INFORMATION PROVIDED:

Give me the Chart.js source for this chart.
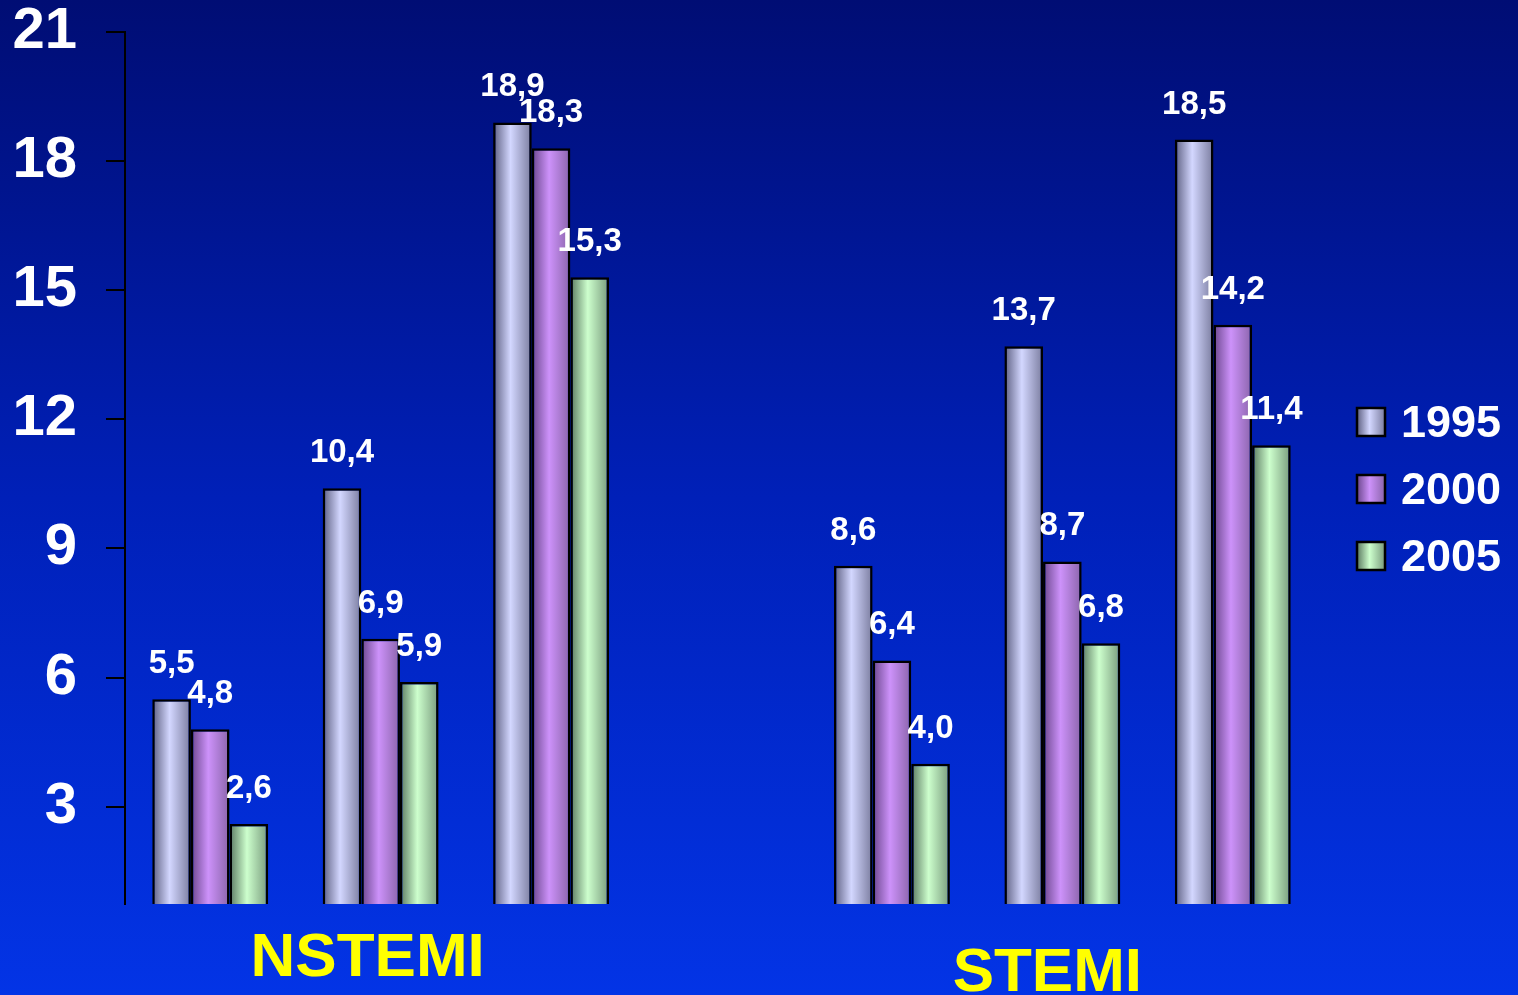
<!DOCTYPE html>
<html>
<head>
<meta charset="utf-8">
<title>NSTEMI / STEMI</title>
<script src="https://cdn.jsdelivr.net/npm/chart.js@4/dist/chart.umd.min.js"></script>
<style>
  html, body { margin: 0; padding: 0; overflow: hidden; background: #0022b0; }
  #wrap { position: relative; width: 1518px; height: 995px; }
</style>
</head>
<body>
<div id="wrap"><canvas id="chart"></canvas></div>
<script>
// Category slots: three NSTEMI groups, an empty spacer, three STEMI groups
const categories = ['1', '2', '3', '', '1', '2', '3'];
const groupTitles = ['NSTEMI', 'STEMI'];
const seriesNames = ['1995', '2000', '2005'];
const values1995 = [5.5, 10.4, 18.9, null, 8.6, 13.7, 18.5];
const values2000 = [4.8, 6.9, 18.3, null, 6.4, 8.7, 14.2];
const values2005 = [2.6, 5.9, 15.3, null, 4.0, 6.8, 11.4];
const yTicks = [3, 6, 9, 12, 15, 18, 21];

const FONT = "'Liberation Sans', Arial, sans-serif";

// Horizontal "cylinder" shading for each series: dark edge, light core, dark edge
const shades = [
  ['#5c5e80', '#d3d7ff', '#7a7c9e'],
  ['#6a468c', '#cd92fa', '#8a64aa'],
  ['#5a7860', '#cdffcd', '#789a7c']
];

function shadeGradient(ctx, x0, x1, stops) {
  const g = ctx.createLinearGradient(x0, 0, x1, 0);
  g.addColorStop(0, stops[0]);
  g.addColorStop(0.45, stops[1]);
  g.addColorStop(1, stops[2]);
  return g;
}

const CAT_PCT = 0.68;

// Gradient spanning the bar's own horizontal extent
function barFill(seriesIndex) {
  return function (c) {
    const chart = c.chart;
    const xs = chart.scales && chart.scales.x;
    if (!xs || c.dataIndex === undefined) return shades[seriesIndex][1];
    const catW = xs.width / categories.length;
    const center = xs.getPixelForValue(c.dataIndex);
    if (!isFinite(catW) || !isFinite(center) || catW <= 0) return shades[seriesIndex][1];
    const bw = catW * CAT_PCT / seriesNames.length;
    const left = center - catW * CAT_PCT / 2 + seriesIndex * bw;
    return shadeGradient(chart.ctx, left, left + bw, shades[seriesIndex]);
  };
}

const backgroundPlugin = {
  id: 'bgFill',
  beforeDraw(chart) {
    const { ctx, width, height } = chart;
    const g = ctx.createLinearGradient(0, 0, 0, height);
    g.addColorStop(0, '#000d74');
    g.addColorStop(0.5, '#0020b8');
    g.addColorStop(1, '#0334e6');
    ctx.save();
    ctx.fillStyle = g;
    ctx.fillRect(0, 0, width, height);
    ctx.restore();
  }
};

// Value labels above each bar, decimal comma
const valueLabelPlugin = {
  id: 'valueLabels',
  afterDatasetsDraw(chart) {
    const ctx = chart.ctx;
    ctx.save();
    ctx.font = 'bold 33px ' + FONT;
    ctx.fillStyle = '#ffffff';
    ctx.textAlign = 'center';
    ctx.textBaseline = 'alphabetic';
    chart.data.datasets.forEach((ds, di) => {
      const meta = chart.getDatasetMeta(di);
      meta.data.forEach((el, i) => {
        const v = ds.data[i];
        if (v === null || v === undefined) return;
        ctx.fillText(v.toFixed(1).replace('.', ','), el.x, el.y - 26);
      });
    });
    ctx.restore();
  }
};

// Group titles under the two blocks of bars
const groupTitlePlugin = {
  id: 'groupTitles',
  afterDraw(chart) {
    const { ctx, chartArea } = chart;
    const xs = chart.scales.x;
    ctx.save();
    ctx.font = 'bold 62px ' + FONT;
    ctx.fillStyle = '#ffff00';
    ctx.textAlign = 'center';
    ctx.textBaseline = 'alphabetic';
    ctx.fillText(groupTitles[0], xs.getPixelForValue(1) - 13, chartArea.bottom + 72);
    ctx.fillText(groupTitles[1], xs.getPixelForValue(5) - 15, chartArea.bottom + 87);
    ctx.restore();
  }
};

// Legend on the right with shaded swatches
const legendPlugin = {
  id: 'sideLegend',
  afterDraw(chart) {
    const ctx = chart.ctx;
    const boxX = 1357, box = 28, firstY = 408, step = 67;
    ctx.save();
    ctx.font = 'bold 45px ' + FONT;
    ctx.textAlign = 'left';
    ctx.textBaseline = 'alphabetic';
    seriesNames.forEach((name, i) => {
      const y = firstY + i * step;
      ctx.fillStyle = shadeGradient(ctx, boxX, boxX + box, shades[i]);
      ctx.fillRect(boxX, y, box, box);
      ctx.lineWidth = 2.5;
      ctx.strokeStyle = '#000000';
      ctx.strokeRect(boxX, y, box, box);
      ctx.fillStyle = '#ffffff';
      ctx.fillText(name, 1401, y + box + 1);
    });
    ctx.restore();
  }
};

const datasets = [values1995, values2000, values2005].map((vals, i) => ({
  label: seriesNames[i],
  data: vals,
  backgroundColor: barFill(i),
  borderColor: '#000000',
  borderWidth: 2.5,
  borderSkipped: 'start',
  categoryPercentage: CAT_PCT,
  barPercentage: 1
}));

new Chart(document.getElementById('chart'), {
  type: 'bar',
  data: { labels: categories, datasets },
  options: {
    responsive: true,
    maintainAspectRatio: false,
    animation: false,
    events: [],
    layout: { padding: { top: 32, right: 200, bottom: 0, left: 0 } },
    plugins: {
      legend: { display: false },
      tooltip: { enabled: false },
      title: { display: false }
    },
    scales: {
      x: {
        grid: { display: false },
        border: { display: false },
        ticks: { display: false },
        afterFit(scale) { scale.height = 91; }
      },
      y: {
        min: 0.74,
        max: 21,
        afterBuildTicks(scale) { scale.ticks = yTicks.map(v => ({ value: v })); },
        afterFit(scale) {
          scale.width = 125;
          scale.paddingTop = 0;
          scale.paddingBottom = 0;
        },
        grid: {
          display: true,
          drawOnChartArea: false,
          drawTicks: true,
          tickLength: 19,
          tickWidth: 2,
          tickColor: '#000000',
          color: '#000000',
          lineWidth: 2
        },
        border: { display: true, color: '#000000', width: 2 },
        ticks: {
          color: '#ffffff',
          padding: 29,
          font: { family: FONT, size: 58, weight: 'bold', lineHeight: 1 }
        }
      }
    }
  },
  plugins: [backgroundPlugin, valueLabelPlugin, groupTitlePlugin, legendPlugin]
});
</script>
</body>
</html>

YOUR TASK:
Return, unchanged, the lines from the first line of the material through the line that holds "const CAT_PCT = 0.68;", inclusive, omitting pictures.

EXERCISE RESULT:
Give me the Chart.js source for this chart.
<!DOCTYPE html>
<html>
<head>
<meta charset="utf-8">
<title>NSTEMI / STEMI</title>
<script src="https://cdn.jsdelivr.net/npm/chart.js@4/dist/chart.umd.min.js"></script>
<style>
  html, body { margin: 0; padding: 0; overflow: hidden; background: #0022b0; }
  #wrap { position: relative; width: 1518px; height: 995px; }
</style>
</head>
<body>
<div id="wrap"><canvas id="chart"></canvas></div>
<script>
// Category slots: three NSTEMI groups, an empty spacer, three STEMI groups
const categories = ['1', '2', '3', '', '1', '2', '3'];
const groupTitles = ['NSTEMI', 'STEMI'];
const seriesNames = ['1995', '2000', '2005'];
const values1995 = [5.5, 10.4, 18.9, null, 8.6, 13.7, 18.5];
const values2000 = [4.8, 6.9, 18.3, null, 6.4, 8.7, 14.2];
const values2005 = [2.6, 5.9, 15.3, null, 4.0, 6.8, 11.4];
const yTicks = [3, 6, 9, 12, 15, 18, 21];

const FONT = "'Liberation Sans', Arial, sans-serif";

// Horizontal "cylinder" shading for each series: dark edge, light core, dark edge
const shades = [
  ['#5c5e80', '#d3d7ff', '#7a7c9e'],
  ['#6a468c', '#cd92fa', '#8a64aa'],
  ['#5a7860', '#cdffcd', '#789a7c']
];

function shadeGradient(ctx, x0, x1, stops) {
  const g = ctx.createLinearGradient(x0, 0, x1, 0);
  g.addColorStop(0, stops[0]);
  g.addColorStop(0.45, stops[1]);
  g.addColorStop(1, stops[2]);
  return g;
}

const CAT_PCT = 0.68;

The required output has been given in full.